Thursday, April 01, 2010

Fake Pilot Licence

A Swedish pilot flew airliners for thirteen years even though the only pilot certification was no longer valid and for smaller airplanes. It wouldn't have been too hard to forged advanced qualifications on my old licence. I have to produce my licence and medical at every flight test and written test, but they are mostly just looking for the name and address.

Most employers just see a copy of the licence, because they either ask for faxed documents before an interview, or want photocopies for their files after hiring.

Mine is real.

17 comments:

Anonymous said...

That's interesting that you have to show your license at every flight. I do not fly professionally but aside from check rides, perhaps some dual instruction (for my biannual flight review), or for crossing an international border I've never been asked to produce it.

Aviatrix said...

Ah not every flight, every flight test. I didn't realize the ambiguity of that sentence structure.

A Squared said...

To play Devil's advocate here:

Given that to acquire, and thereafter at regular intervals to hold that pilot position, the person must demonstrate his piloting abilities on a check ride that is almost identical to the checkride given to issue that pilot certificate, what is the real concern?

Aviatrix said...

I suppose it is that the fake licence is probably accompanied by fake experience, and while people with almost no experience can pass artificial tests, they don't have the depth of background to cope with true tests of piloting ability. When the fraud is not discovered over time, the experience argument decays, as real experience is gained, but maybe there are things learned initially but not tested regularly that still are required.

There is a similar story of a pilot without credentials in Fate is the Hunter and he turned out to be unable to fly to standard without the autopilot, and unable to make a position fix.

I know of someone who flew floats commercially for years without a float rating. He never knew he needed one; you don't need a separate ski rating.
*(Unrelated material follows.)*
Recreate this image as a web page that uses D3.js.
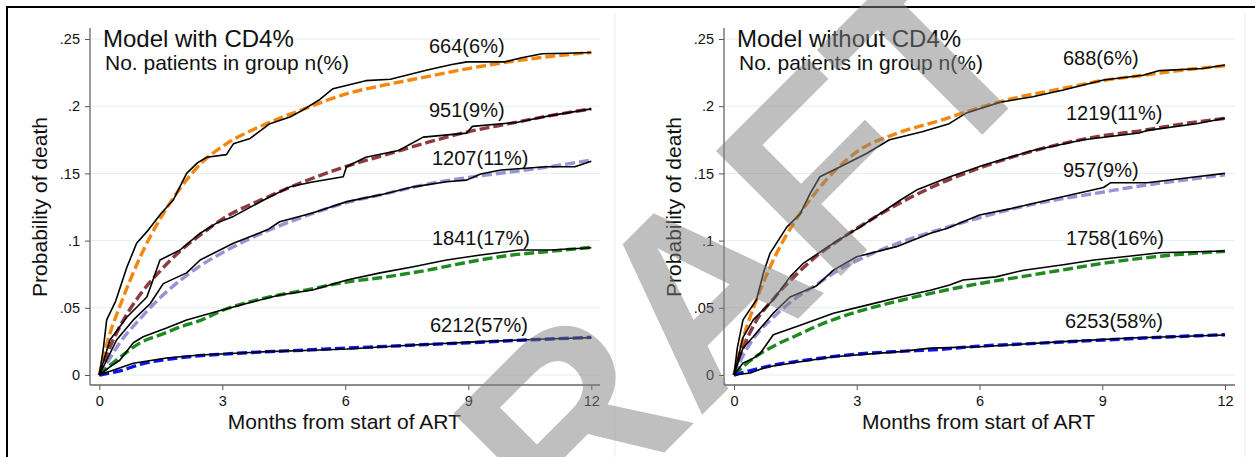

Eventually a Transport check pilot noticed the relevant words missing from his licence, but did realize that there was no fraud or harm involved. The solution was to send him and a qualified employee down to the quiet end of the bay for an afternoon to do the (then) required five hours of "training," and then to expedite the proper licensing paperwork.

A Squared said...

Well, that sort of breaks down when you consider that actually possessing the required credentials only ensures (at least in the US) that an airline co-pilot will have 250 hours and a Captain will have 1500, all of which could be in small training aircraft, which is to say not much experience at all.

A Squared said...

Mind you, I'm not advocating or excusing such a fraud.

Aviatrix said...

You'd better be ready to show me yur licence next time you're in town, A Squared. :-)

A Squared said...

Which town? seems you're a bit of a moving target.

A Squared said...

BTW,

I was thinking of your observations on Texas and walking recently during a stay there without transportation.

Aviatrix said...

Which town? seems you're a bit of a moving target.

Touché! This week it's Estevan, Moose Jaw, and Salmon Arm. Subject to change at a moment's notice.

A Squared said...

Nope sorry, not on this weeks itinerary, my certification will have to remain uninspected. Besides, I'm pretty sure you can figure out how to verify my authenticity remotely.

Aviatrix said...

Yeah, unless you imprisoned the original A Squared in an Alaskan fish processing slave camp and have taken over his identity.

A Squared said...

"imprisoned....... slave camp"

Hmmm, Aviatrix has BDSM fantasies.

Who knew?

Careful, or I'll tell your readers where to find photos of you in wet lingerie.

Cirrocumulus said...

The Northern Canada Geophysics Pilot Charity Calendar 2010. Trix is the one gracefully posed on an ice-coated wing in the rosy dawn light, pretending she's worked up a sweat chipping ice so she needs to strip off her down-filled survival suit - beneath which she's wearing nothing but matching lace-bordered frillies.
Yeah, right.

Aviatrix said...

Nope, Cirrocumulous, that one's not me. Mine is the one posed on the float of a DH-2, sunning herself after a swim in a tranquil northern lake, while a Castor canadensis (I swear it's not shopped in!) swims through the foreground. You can't see my face, because I have my head down and am wearing an old fashioned top hat, but the wisps of green hair should give it away.

It's tasteful, not a beaver shot or anything.

A Squared said...

It's tasteful, not a beaver shot or anything.

Ba-dum ching!

She'll be here all week folks, Try the roast beef and don't forget to tip your waitress.

Aviatrix said...

I knew you'd get it.

For those less familiar with Canadiana, there are three perfectly respectable beavers in the described shot.